Task goal: Pictures stay out of this copy, which runs from the first line of the material through the line containing "const yTicks = [0, 1, 2, 3, 4];".

Source data:
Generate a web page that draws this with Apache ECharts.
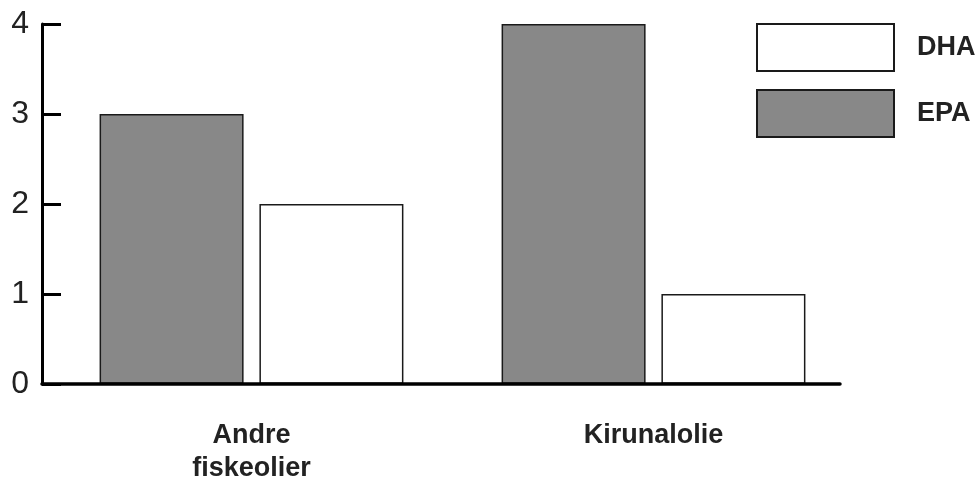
<!DOCTYPE html>
<html>
<head>
<meta charset="utf-8">
<script src="https://cdn.jsdelivr.net/npm/echarts@6/dist/echarts.min.js"></script>
<style>html,body{margin:0;padding:0;background:#fff;}#c{width:978px;height:480px;}</style>
</head>
<body>
<div id="c"></div>
<script>
const categories = ['Andre\nfiskeolier', 'Kirunalolie'];
const epaValues = [3, 4];
const dhaValues = [2, 1];
const yTicks = [0, 1, 2, 3, 4];

const chart = echarts.init(document.getElementById('c'), null, {renderer: 'canvas'});
const font = '"Liberation Sans", Arial, sans-serif';
chart.setOption({
  animation: false,
  backgroundColor: '#fff',
  textStyle: {fontFamily: font},
  grid: [
    {left: 42, right: 138, top: 24, bottom: 96, outerBoundsMode: 'none', containLabel: false},
    {left: 50.5, right: 123.5, top: 24, bottom: 96, outerBoundsMode: 'none', containLabel: false}
  ],
  legend: {
    orient: 'vertical',
    left: 751, top: 18,
    itemWidth: 137, itemHeight: 47, itemGap: 17,
    data: ['DHA', 'EPA'],
    icon: 'rect',
    textStyle: {fontFamily: font, fontSize: 27, fontWeight: 'bold', color: '#222', padding: [0, 0, 0, 18]}
  },
  xAxis: [
    {gridIndex: 0, type: 'category', data: categories,
     axisLine: {lineStyle: {color: '#000', width: 3.5}},
     axisTick: {show: false}, axisLabel: {show: false}, splitLine: {show: false}, z: 10},
    {gridIndex: 1, type: 'category', data: categories,
     axisLine: {show: false}, axisTick: {show: false},
     axisLabel: {fontFamily: font, fontSize: 27, fontWeight: 'bold', color: '#222', margin: 35, lineHeight: 33}}
  ],
  yAxis: [
    {gridIndex: 0, type: 'value', min: yTicks[0], max: yTicks[yTicks.length - 1], interval: 1,
     axisLine: {show: true, lineStyle: {color: '#000', width: 3}},
     axisTick: {show: true, inside: true, length: 19, lineStyle: {color: '#000', width: 3}},
     splitLine: {show: false},
     axisLabel: {fontFamily: font, fontSize: 32, color: '#222', margin: 13, padding: [4, 0, 0, 0]}, z: 10},
    {gridIndex: 1, type: 'value', min: yTicks[0], max: yTicks[yTicks.length - 1], interval: 1, show: false}
  ],
  series: [
    {name: 'EPA', type: 'bar', xAxisIndex: 1, yAxisIndex: 1, data: epaValues,
     barWidth: 144, barGap: '11%',
     itemStyle: {color: '#888888', borderColor: '#1a1a1a', borderWidth: 1.5}},
    {name: 'DHA', type: 'bar', xAxisIndex: 1, yAxisIndex: 1, data: dhaValues,
     barWidth: 144, barGap: '11%',
     itemStyle: {color: '#ffffff', borderColor: '#1a1a1a', borderWidth: 1.5}}
  ]
});
</script>
</body>
</html>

Solution:
Generate a web page that draws this with Apache ECharts.
<!DOCTYPE html>
<html>
<head>
<meta charset="utf-8">
<script src="https://cdn.jsdelivr.net/npm/echarts@6/dist/echarts.min.js"></script>
<style>html,body{margin:0;padding:0;background:#fff;}#c{width:978px;height:480px;}</style>
</head>
<body>
<div id="c"></div>
<script>
const categories = ['Andre\nfiskeolier', 'Kirunalolie'];
const epaValues = [3, 4];
const dhaValues = [2, 1];
const yTicks = [0, 1, 2, 3, 4];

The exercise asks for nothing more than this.